Entremos un poco en ese vacío. Mientras que la llamada, a falta de un término más limpio, pintura-pintura va quedando relegada en las galerías y museos más influyentes al plano de los históricos indiscutibles, los raros aceptados o los visionarios cabezotas, y cualquier piececilla de bricolaje orgánico se instala allí con honores de vanguardia, la fotografía más nueva y creativa del momento hace uso descarado de la bula que a ningún pintor o escultor le concedería el alto tribunal de la modernidad. Me refiero a que -quizá por su condición de hermano pequeño, de recién llegado a la Casa del Arte, o por otra frivolidad- al fotógrafo se le permiten cosas que a los pintores de hoy ya no. Y los fotógrafos, que no son tontos, están entrando a saco en unos campos de ficción, materia, color, enfoque y narratividad que, aplicados al hecho pictórico, se juzgan trasnochados o abiertamente reaccionarios. Mis grandes emociones de espectador que busca en el arte descolocación y no sólo sorpresa me las han producido en este Arco los fotógrafos.
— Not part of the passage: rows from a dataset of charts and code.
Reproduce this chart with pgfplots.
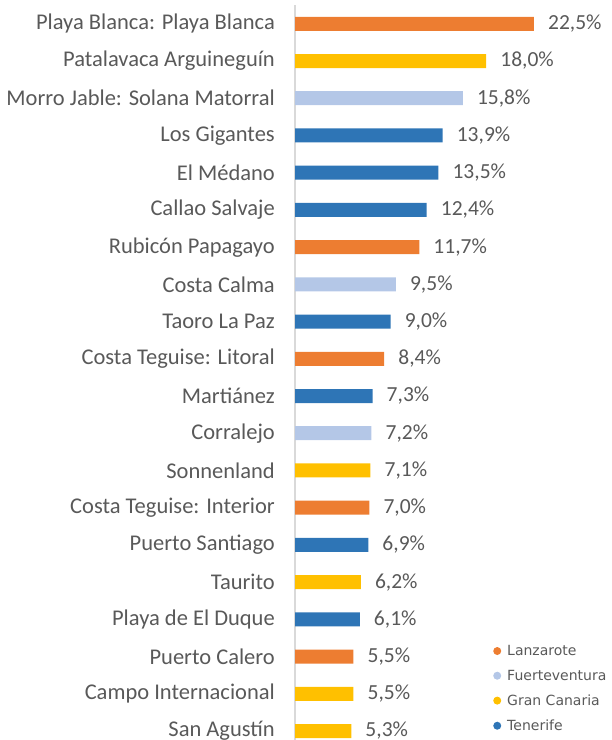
\documentclass[border=0pt]{standalone}
\usepackage{pgfplots}
\pgfplotsset{compat=1.18}
\usepackage{fontspec}
\setmainfont{Carlito}
\newfontfamily\legfont{DejaVu Sans}
\definecolor{lanz}{HTML}{ED7D31}
\definecolor{fuer}{HTML}{B4C7E7}
\definecolor{gcan}{HTML}{FFC000}
\definecolor{tene}{HTML}{2E75B6}
\definecolor{txt}{HTML}{595959}
\definecolor{axl}{HTML}{D9D9D9}
\begin{document}
\begin{tikzpicture}
\path[use as bounding box] (0,0) rectangle (612bp,740bp);
\begin{axis}[
  at={(295bp,0bp)}, anchor=south west,
  scale only axis, width=308bp, height=735bp,
  xmin=0, xmax=29, ymin=-0.505, ymax=19.242, y dir=reverse,
  axis x line=none, axis y line*=left,
  y axis line style={draw=axl, line width=1.5bp},
  xbar, bar shift=0pt, bar width=14bp,
  ytick={0,...,19}, major tick length=0pt,
  yticklabels={Playa Blanca: Playa Blanca, Patalavaca Arguineguín, Morro Jable: Solana Matorral, Los Gigantes, El Médano, Callao Salvaje, Rubicón Papagayo, Costa Calma, Taoro La Paz, Costa Teguise: Litoral, Martiánez, Corralejo, Sonnenland, Costa Teguise: Interior, Puerto Santiago, Taurito, Playa de El Duque, Puerto Calero, Campo Internacional, San Agustín},
  yticklabel style={font=\fontsize{22.5bp}{26bp}\selectfont, text=txt, inner xsep=0pt, anchor=east, xshift=-20bp},
  point meta=x,
  nodes near coords={\pgfmathprintnumber[fixed, fixed zerofill, precision=1, use comma, assume math mode=true]{\pgfplotspointmeta}\%},
  nodes near coords style={font=\fontsize{21.5bp}{25bp}\selectfont, text=txt, anchor=west, inner xsep=0pt, xshift=14bp},
  clip=false,
  legend cell align=left,
  legend style={draw=none, fill=none, at={(0.643,0.132)}, anchor=north west, font=\legfont\fontsize{14bp}{16bp}\selectfont, text=txt, row sep=9bp, inner sep=0pt},
]
\addplot[fill=lanz, draw=none, legend image code/.code={\fill[lanz] (0bp,0bp) circle (4bp); \path (-4bp,0bp) (8bp,0bp);}] coordinates {(22.5,0) (11.7,6) (8.4,9) (7.0,13) (5.5,17)};
\addplot[fill=fuer, draw=none, legend image code/.code={\fill[fuer] (0bp,0bp) circle (4bp); \path (-4bp,0bp) (8bp,0bp);}] coordinates {(15.8,2) (9.5,7) (7.2,11)};
\addplot[fill=gcan, draw=none, legend image code/.code={\fill[gcan] (0bp,0bp) circle (4bp); \path (-4bp,0bp) (8bp,0bp);}] coordinates {(18.0,1) (7.1,12) (6.2,15) (5.5,18) (5.3,19)};
\addplot[fill=tene, draw=none, legend image code/.code={\fill[tene] (0bp,0bp) circle (4bp); \path (-4bp,0bp) (8bp,0bp);}] coordinates {(13.9,3) (13.5,4) (12.4,5) (9.0,8) (7.3,10) (6.9,14) (6.1,16)};
\legend{Lanzarote, Fuerteventura, Gran Canaria, Tenerife}
\end{axis}
\end{tikzpicture}
\end{document}
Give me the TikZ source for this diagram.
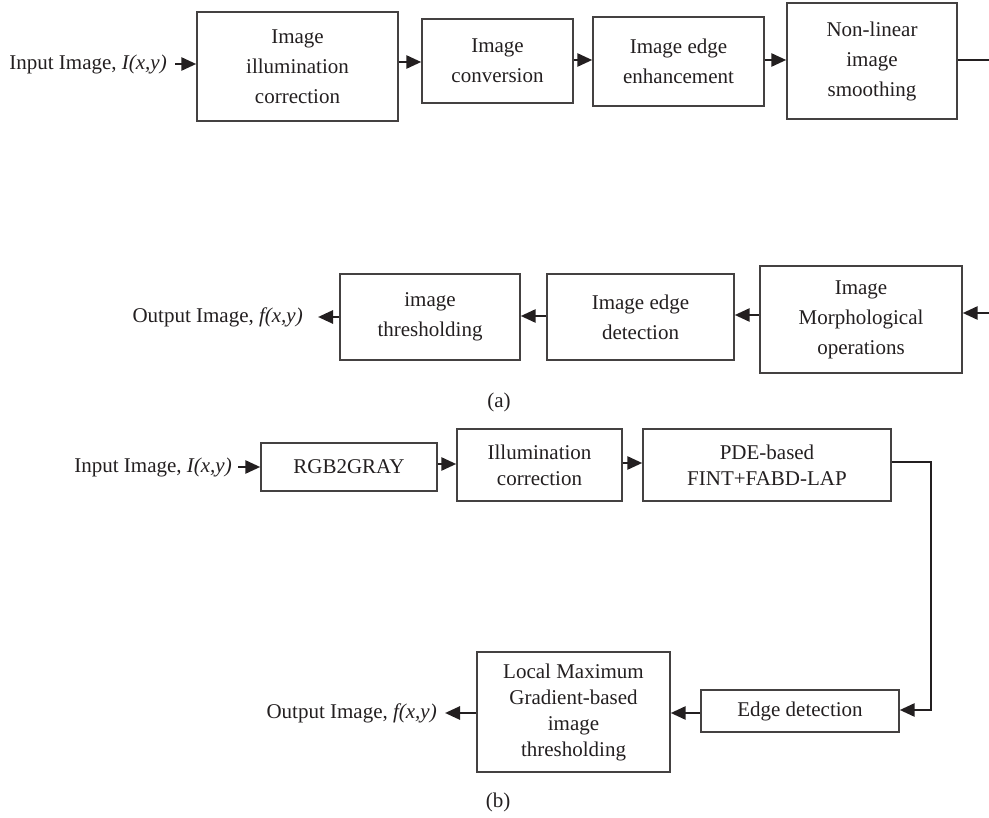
\documentclass[tikz,border=0pt]{standalone}
\usepackage{fontspec}
\setmainfont{Liberation Serif}
\usetikzlibrary{arrows.meta}
\definecolor{ink}{HTML}{231F20}
\begin{document}
\begin{tikzpicture}[x=1pt,y=-1pt,
  every node/.style={text=ink},
  box/.style={draw=ink!85, line width=1.4pt, rectangle, inner sep=0pt, align=center, font=\fontsize{21}{30}\selectfont},
  boxb/.style={box, font=\fontsize{21}{26}\selectfont},
  lbl/.style={inner sep=0pt, font=\fontsize{21}{24}\selectfont},
  conn/.style={draw=ink, line width=2.7pt},
  arr/.style={conn, -{Triangle[length=15pt,width=13pt]}}
]
\useasboundingbox (0,0) rectangle (989,818);

% ---------- (a) top row ----------
\node[lbl, anchor=east] (in1) at (167,64) {Input Image, \textit{I(x,y)}};
\node[box, minimum width=201pt, minimum height=109pt] (b1) at (297.5,66.5) {Image\\illumination\\correction};
\node[box, minimum width=151pt, minimum height=84pt] (b2) at (497.5,61) {Image\\conversion};
\node[box, minimum width=171pt, minimum height=89pt] (b3) at (678.5,61.5) {Image edge\\enhancement};
\node[box, minimum width=170pt, minimum height=116pt] (b4) at (872,61) {Non-linear\\image\\smoothing};
\coordinate (r1) at (989,60);

\draw[arr] ([xshift=8pt]in1.east) -- (b1.west |- in1.east);
\draw[arr] (b1.east |- 0,62) -- (b2.west |- 0,62);
\draw[arr] (b2.east |- 0,60) -- (b3.west |- 0,60);
\draw[arr] (b3.east |- 0,60) -- (b4.west |- 0,60);
\draw[conn] (b4.east |- r1) -- (r1);

% ---------- (a) second row ----------
\coordinate (r2) at (989,313);
\node[box, minimum width=202pt, minimum height=107pt] (c3) at (861,319.5) {Image\\Morphological\\operations};
\node[box, minimum width=187pt, minimum height=86pt] (c2) at (640.5,317) {Image edge\\detection};
\node[box, minimum width=180pt, minimum height=86pt] (c1) at (430,317) {image\\thresholding};
\node[lbl, anchor=east] (out1) at (303,317) {Output Image, \textit{f(x,y)}};

\draw[arr] (r2) -- (c3.east |- r2);
\draw[arr] (c3.west |- 0,315) -- (c2.east |- 0,315);
\draw[arr] (c2.west |- 0,316) -- (c1.east |- 0,316);
\draw[arr] (c1.west |- out1.east) -- ([xshift=15pt]out1.east);

\node[lbl] (capa) at (499,402) {(a)};

% ---------- (b) ----------
\node[lbl, anchor=east] (in2) at (232,467) {Input Image, \textit{I(x,y)}};
\node[boxb, minimum width=176pt, minimum height=48pt] (d1) at (349,467) {RGB2GRAY};
\node[boxb, minimum width=165pt, minimum height=72pt] (d2) at (539.5,465) {Illumination\\correction};
\node[boxb, minimum width=248pt, minimum height=72pt] (d3) at (767,465) {PDE-based\\FINT+FABD-LAP};
\node[boxb, minimum width=198pt, minimum height=42pt] (d4) at (800,711) {Edge detection};
\node[boxb, minimum width=193pt, minimum height=120pt] (d5) at (573.5,712) {Local Maximum\\Gradient-based\\image\\thresholding};
\node[lbl, anchor=east] (out2) at (437,713) {Output Image, \textit{f(x,y)}};
\coordinate (k1) at (931,462);
\coordinate (k2) at (931,710);

\draw[arr] ([xshift=6pt]in2.east) -- (d1.west |- in2.east);
\draw[arr] (d1.east |- 0,464) -- (d2.west |- 0,464);
\draw[arr] (d2.east |- 0,463) -- (d3.west |- 0,463);
\draw[arr, line join=miter] (d3.east |- k1) -- (k1) -- (k2) -- (d4.east |- k2);
\draw[arr] (d4.west |- 0,713) -- (d5.east |- 0,713);
\draw[arr] (d5.west |- out2.east) -- ([xshift=8pt]out2.east);

\node[lbl] (capb) at (498,802) {(b)};
\end{tikzpicture}
\end{document}
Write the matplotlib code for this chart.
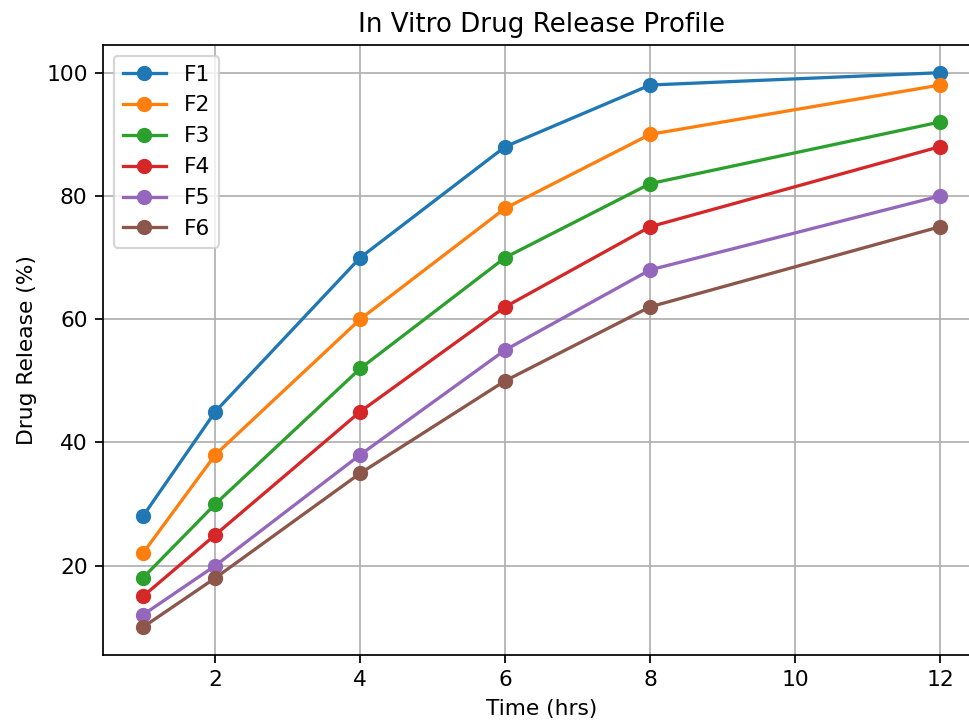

Los pioneros como Cartier-Bresson también figuran en distintos stands, pero ellos trabajaron bajo otros estatutos, y su condición de clásicos no me sirve. A mí lo que me llega, en el mismo nivel de intensidad que un cuadro de Lucien Freud o una mesa de mementos del gran Beuys, es la novela fotográfica que cuenta en la galería Helga de Alvear la australiana Tracey Moffatt (tan influida como la extraordinaria Cindy Sherman por la imaginería del cine americano), los retratos con un mundo detrás de Pierre Gonnord en Juana de Aizpuru, la Ofelia ahogada en sangre azul de Julia Montilla (galería Toni Tàpies), la soledad de los espacios obligatorios de Jana Leo, dentro de la buena colección fotográfica de la Comunidad de Madrid, o esa potente, perturbadora imagen de la muerte que todos tendremos presentada por el joven pintor gallego Simón Pacheco en Ad Hoc. Porque ésa es otra. No son pocos los pintores (y me han gustado mucho los cambios de medio de Javier Baldeón y Txomin Badiola) que han visto también el agujero legal de la bula, y lo están llenando fotográficamente de esa mitad oscura pero pensada, densa, mixta, inquietante, reveladora, de la que está hecho el arte.